Despite volatile fuel prices, varied access to clean water, fresh fruits, vegetables, and grain, for most of us, our most scarce commodity is time. Competing responsibilities constantly claw away at it until we are left with precious few minutes of time for intentional allocation. With mid-August’s arrival, educators and students around the country experience an amplified sense of time scarcity as summer bucket lists feel just a bit more urgent.
We fear our time is about to be taken from us as we launch into a ten month sprint of providing and supporting a life-changing educational experience. Working at Proctor is truly a lifestyle job where we live and learn alongside our colleagues and our students, and it is in the absence of free time during the school year that the benefits of living in community begin to blossom.
As we share experiences with others, we expose ourselves to the opportunity for new friendships. At boarding school, the sheer number of shared experiences means we have endless opportunities to find and nurture these new relationships, regardless of our age or role at the school. David Brooks wrote in his most recent column, “Entering into a friendship can be a life-altering act, and entering into a friendship with someone different from yourself can be life-transforming. The philosopher Alexander Nehamas argues that when we enter into a friendship, we’re surrendering our future selves to that relationship, in part because the friend may call forth parts of ourselves that don’t yet exist.”
A recent, ground breaking study by authors from Stanford, Harvard, and NYU (read more HERE) found the influence of cross-income friendships as the leading indicator of economic connectedness and mobility for low-income communities. The visuals in the above linked piece in the New York Times are fascinating and well worth your time exploring as it relates to Proctor as a community.
We tend to surround ourselves with friends who have similar political leanings, faith, interests, and education, this study reinforces the importance of making connections outside of our chosen communities.
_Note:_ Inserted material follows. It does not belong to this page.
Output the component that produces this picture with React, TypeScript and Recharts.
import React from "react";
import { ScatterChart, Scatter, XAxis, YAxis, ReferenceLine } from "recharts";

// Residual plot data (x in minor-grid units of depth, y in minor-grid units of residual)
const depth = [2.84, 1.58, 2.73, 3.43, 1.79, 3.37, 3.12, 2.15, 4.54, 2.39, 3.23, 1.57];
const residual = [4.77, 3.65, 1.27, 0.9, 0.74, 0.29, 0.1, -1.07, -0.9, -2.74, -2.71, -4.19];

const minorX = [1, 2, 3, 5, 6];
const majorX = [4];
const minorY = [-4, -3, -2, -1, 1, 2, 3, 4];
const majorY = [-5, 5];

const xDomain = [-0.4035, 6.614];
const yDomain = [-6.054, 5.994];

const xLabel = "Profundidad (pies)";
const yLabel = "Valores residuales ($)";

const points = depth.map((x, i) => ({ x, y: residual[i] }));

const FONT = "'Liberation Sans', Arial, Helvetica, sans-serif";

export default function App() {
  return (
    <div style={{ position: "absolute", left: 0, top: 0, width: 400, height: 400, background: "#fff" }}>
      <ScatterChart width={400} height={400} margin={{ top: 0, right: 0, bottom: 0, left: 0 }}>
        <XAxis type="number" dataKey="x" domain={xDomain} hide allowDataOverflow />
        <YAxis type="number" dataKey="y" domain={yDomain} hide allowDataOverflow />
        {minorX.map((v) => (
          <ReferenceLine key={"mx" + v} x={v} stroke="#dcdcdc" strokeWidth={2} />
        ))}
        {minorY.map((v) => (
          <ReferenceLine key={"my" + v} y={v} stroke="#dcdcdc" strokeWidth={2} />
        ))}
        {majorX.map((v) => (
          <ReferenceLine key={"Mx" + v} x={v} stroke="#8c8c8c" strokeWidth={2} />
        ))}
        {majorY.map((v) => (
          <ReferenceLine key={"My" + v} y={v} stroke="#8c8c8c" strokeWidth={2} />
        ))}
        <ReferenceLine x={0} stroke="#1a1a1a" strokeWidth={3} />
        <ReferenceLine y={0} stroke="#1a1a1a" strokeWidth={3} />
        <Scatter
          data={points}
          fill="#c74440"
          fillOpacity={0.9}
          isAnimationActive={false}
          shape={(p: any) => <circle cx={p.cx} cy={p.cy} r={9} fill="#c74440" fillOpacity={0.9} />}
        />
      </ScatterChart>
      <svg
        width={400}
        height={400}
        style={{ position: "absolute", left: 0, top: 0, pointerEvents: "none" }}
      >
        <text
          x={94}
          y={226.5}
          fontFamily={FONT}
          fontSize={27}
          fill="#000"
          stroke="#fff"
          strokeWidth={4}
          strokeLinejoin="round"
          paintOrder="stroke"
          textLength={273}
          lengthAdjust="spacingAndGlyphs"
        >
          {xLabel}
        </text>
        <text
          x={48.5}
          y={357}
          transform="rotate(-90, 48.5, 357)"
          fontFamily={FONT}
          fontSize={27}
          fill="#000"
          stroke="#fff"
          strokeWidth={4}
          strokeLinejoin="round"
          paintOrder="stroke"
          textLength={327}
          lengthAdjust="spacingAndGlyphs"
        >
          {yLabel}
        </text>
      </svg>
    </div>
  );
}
Robert Putnam, a political scientist at Harvard University, was quoted in David Brooks column, “I think what we lack in America today, and what’s been dropping catastrophically over the last 50 years, is what I call ‘bridging social capital’ — informal ties that lead us to people who are unlike us…And it’s a really big deal because it provides a number of avenues or clues by which we might begin to move this country in a better direction.”
While Proctor certainly attracts families with shared interests and values as it relates to our educational model, the diversity of backgrounds and experiences of our students and faculty affords a unique opportunity to develop friendships with those unlike us in dormitories, on athletic teams, in a performance, the art studio, class, or advisory group. Each day we are placed in intentional small group experiences with others who may or may share our interests, and it is in these places that a community is built, one relationship at a time.
Our work making the world a better place starts with those around us - our friends - and extends outward in concentric circles as we connect with and influence others. If we can cultivate shared experiences, and in turn friendships, among a group of individuals at Proctor who come from diverse backgrounds with varied life stories, we can serve as a catalyst for change not just within our Proctor community but beyond.